__Data lines__.
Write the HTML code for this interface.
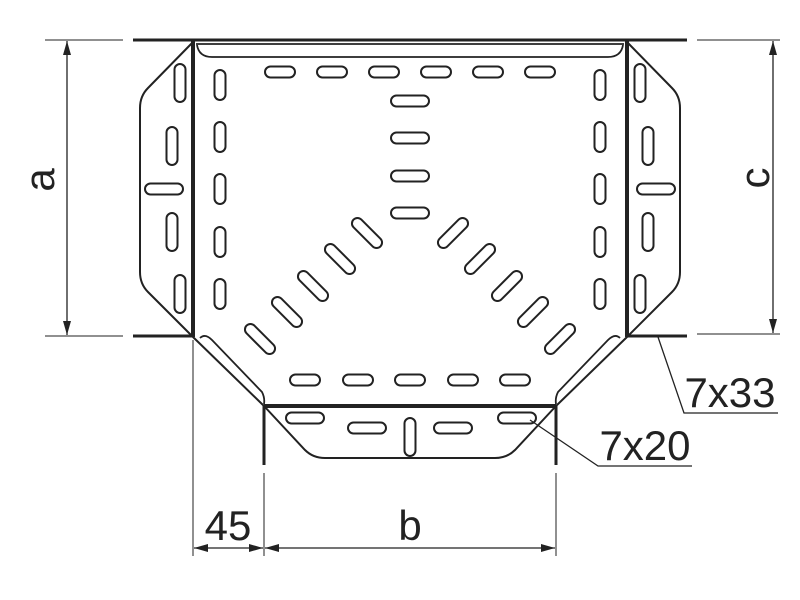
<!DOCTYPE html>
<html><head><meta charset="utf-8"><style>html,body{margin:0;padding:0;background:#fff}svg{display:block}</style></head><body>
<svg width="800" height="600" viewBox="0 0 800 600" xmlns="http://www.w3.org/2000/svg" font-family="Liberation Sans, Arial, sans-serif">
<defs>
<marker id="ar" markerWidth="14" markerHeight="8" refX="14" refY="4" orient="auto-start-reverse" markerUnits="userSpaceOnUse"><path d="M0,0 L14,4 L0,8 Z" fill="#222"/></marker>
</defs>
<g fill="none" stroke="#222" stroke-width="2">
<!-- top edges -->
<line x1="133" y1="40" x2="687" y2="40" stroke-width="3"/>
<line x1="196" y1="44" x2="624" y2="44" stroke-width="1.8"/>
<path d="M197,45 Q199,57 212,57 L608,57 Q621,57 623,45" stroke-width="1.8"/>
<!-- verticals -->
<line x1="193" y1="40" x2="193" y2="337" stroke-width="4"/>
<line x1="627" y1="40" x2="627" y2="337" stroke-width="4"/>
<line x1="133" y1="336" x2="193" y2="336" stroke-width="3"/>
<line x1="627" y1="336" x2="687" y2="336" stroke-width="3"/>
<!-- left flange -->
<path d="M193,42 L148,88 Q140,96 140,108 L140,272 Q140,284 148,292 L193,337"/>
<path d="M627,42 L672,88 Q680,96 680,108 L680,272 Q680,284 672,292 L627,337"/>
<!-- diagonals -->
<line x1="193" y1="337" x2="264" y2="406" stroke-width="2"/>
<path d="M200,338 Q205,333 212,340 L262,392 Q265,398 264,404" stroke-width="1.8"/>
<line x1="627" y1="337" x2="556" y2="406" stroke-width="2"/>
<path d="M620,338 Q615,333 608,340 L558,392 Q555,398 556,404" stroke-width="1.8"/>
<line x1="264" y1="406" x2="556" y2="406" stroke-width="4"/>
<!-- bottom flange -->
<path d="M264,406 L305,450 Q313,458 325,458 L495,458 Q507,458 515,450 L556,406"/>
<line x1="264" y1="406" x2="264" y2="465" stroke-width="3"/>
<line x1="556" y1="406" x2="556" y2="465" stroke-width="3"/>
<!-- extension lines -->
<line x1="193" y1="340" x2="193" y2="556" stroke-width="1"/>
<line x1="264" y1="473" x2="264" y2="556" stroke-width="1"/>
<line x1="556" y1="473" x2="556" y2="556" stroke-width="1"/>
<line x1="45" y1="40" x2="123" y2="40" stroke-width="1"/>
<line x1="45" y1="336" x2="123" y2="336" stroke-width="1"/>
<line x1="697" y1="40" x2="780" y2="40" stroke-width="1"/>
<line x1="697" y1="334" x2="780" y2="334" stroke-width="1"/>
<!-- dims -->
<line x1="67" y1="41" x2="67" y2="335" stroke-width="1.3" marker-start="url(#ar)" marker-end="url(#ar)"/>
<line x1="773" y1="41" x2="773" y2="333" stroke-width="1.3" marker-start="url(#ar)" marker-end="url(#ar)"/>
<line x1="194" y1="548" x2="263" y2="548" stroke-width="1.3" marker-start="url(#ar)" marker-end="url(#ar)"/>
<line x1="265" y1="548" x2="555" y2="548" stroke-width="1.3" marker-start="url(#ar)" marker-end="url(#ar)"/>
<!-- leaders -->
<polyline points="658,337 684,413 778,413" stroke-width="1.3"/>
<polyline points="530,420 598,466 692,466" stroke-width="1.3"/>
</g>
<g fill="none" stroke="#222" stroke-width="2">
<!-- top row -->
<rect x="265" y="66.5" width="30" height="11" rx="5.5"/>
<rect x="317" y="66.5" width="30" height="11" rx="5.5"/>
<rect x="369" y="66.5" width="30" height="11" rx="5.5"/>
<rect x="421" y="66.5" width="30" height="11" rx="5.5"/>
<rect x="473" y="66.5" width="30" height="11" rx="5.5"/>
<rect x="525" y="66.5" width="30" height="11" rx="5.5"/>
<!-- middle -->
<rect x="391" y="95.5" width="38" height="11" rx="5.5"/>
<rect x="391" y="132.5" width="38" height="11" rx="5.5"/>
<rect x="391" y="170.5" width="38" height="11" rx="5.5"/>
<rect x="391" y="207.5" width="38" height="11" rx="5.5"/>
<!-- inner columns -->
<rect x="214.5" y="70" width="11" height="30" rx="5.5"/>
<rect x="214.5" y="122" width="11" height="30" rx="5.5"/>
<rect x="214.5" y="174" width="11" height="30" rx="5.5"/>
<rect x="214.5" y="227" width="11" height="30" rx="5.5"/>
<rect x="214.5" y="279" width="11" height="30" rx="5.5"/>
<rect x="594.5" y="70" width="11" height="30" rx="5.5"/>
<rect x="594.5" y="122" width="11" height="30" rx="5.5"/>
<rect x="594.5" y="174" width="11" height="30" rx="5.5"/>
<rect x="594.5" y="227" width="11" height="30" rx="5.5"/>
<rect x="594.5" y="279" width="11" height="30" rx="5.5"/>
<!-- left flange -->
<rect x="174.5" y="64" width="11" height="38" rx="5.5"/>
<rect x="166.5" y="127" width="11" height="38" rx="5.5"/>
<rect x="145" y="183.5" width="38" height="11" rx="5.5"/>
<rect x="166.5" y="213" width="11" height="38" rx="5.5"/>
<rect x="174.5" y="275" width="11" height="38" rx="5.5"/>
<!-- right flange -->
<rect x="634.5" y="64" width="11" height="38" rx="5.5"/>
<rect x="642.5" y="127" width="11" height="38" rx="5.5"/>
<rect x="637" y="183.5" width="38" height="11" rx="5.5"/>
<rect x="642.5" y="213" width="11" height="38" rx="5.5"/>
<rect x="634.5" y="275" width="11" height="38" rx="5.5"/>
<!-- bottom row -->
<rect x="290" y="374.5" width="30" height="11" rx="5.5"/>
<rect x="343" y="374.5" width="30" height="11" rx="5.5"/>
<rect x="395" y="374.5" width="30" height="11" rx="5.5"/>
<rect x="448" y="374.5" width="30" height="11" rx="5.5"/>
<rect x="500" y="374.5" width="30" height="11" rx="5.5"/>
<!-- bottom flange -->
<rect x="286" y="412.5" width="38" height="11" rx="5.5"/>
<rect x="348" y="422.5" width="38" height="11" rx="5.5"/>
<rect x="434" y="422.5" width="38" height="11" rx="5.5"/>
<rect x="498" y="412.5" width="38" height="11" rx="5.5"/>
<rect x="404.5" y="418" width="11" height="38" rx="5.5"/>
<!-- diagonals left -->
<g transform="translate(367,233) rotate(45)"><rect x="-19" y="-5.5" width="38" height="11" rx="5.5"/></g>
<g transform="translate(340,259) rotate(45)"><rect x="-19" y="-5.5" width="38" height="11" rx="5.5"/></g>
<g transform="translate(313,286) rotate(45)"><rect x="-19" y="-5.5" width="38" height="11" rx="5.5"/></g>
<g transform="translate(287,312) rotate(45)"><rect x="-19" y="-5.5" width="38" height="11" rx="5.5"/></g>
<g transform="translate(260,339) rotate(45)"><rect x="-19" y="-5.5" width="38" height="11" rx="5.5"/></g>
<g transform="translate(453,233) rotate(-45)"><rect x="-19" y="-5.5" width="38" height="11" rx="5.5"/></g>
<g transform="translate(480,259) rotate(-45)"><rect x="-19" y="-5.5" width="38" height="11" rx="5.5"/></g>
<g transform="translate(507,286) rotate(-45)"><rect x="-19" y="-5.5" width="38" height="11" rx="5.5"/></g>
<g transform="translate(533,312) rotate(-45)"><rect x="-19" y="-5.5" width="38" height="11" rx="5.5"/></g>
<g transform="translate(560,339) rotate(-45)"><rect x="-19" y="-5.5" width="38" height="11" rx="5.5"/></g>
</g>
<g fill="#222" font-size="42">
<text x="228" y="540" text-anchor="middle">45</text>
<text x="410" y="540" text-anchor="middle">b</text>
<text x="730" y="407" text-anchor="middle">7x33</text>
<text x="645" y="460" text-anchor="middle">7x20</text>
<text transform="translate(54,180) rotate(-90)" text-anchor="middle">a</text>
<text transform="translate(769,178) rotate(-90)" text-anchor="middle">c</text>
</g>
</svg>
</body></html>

---

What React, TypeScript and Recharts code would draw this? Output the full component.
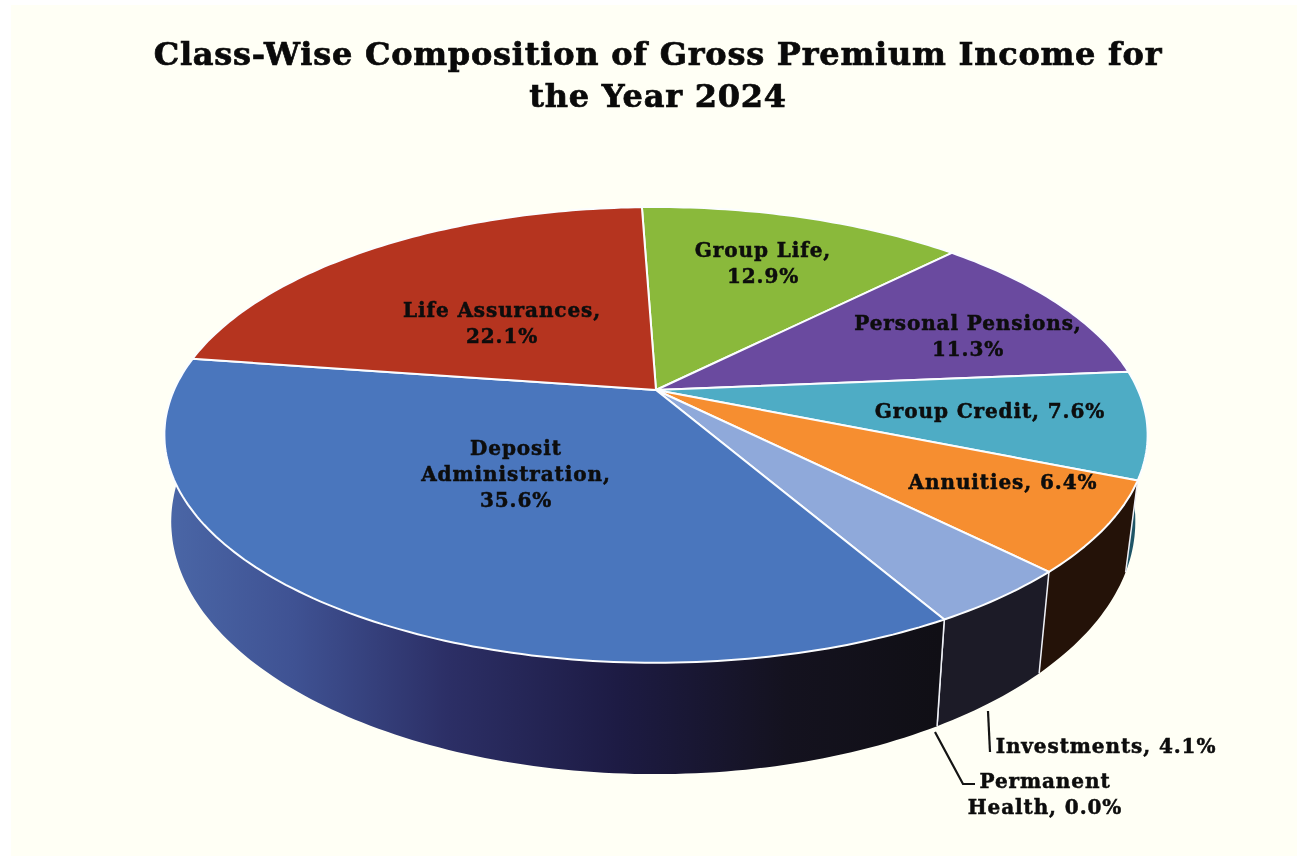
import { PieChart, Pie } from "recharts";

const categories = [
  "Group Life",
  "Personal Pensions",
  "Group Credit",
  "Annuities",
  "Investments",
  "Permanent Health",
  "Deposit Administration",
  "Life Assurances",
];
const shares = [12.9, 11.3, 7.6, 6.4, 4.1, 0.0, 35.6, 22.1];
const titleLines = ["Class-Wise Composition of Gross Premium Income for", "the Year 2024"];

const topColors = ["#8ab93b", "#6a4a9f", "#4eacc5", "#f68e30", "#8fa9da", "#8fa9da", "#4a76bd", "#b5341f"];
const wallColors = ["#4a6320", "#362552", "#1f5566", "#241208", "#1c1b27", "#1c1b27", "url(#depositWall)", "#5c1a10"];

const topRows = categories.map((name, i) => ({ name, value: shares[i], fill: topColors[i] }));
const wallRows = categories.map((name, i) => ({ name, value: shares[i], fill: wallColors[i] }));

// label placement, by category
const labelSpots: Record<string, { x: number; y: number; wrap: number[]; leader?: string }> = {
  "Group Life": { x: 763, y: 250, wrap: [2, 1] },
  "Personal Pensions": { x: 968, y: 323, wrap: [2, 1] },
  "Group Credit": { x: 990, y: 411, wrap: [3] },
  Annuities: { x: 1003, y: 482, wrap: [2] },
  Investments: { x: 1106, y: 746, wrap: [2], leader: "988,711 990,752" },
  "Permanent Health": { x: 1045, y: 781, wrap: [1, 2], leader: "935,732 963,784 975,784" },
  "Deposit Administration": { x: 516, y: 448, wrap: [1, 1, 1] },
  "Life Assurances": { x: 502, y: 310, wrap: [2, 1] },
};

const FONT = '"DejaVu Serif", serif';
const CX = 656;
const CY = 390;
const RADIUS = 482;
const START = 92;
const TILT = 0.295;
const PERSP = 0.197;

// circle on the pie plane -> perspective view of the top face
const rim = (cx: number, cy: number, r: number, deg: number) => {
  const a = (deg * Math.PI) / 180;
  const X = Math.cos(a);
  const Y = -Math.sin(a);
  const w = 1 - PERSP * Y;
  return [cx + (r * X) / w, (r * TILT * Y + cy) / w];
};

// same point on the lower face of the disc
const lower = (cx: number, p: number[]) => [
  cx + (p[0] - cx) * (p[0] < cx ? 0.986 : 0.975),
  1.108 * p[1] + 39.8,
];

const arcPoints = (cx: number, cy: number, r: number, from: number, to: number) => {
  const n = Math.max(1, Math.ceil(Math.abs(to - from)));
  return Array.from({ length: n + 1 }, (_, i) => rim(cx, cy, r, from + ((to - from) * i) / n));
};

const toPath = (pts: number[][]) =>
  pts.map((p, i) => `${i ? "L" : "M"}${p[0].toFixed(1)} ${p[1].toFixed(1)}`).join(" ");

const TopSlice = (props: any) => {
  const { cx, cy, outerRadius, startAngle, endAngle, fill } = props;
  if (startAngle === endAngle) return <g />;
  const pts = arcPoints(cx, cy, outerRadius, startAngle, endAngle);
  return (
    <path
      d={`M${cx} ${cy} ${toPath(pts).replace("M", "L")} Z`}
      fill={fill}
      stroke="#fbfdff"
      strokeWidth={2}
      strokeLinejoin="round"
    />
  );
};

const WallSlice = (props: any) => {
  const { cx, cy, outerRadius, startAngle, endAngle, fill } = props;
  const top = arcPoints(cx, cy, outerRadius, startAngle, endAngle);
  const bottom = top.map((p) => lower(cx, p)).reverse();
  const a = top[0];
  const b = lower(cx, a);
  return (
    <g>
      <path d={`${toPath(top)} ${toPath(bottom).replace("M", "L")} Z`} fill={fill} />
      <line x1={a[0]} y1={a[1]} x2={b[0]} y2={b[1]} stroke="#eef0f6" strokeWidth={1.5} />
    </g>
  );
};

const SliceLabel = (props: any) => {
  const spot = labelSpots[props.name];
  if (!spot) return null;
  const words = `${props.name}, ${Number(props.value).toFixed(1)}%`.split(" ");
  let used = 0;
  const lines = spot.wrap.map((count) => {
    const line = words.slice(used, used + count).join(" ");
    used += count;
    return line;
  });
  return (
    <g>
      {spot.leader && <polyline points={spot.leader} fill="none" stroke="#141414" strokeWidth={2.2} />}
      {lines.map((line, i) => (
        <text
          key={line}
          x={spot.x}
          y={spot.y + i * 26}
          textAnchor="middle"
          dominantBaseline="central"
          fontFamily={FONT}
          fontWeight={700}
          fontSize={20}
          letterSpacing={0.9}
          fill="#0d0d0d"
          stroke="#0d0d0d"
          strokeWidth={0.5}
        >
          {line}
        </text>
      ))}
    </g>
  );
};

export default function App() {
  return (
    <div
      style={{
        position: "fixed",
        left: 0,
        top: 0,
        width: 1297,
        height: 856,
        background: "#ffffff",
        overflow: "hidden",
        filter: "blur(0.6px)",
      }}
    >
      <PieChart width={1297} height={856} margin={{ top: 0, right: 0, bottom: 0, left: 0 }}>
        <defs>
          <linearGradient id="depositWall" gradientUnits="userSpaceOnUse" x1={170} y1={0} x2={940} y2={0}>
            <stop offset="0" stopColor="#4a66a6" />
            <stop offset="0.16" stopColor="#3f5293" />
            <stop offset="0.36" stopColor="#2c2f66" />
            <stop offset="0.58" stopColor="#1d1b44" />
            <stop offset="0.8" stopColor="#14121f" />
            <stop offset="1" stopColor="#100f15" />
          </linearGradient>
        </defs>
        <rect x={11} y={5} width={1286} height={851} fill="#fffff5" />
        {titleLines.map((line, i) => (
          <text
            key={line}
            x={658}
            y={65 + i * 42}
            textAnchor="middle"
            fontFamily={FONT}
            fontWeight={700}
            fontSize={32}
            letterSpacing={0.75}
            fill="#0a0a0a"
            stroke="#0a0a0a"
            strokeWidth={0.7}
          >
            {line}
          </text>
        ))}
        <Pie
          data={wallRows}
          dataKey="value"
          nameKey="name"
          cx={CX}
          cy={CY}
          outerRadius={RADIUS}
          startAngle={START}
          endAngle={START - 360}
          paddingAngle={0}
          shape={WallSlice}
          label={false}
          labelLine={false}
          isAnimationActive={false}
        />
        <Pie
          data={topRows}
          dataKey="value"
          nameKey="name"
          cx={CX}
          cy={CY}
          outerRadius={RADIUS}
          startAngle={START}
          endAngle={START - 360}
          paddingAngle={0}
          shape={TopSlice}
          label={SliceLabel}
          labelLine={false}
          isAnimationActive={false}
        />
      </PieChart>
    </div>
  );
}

---

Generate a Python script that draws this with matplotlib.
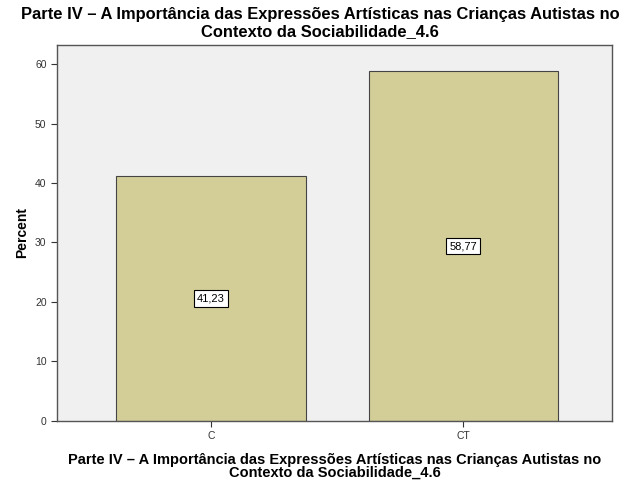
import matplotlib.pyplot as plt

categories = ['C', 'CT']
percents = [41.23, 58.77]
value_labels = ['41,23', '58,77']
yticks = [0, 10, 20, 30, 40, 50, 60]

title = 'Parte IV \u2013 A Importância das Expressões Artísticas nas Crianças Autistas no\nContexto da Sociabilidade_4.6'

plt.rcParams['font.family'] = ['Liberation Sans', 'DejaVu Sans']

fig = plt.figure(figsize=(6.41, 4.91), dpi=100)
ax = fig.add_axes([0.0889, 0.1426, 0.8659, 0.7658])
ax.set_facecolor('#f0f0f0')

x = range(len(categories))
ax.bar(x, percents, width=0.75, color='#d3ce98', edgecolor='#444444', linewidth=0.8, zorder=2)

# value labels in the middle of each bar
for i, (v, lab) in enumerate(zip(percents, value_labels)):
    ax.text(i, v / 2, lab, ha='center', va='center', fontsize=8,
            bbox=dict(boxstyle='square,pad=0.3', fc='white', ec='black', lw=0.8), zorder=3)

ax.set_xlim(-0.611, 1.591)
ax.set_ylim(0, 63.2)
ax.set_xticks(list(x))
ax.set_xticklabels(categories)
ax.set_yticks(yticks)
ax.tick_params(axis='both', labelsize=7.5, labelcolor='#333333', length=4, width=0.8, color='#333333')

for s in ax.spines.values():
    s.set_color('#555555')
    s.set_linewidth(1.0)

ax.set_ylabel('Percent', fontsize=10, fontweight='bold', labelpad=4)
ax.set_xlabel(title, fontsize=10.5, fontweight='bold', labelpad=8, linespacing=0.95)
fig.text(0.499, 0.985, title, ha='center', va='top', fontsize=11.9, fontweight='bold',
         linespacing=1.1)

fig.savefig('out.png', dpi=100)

__Short exercise__. Only a number is wanted: how many lines contain the word "this"?

__Output below__. 3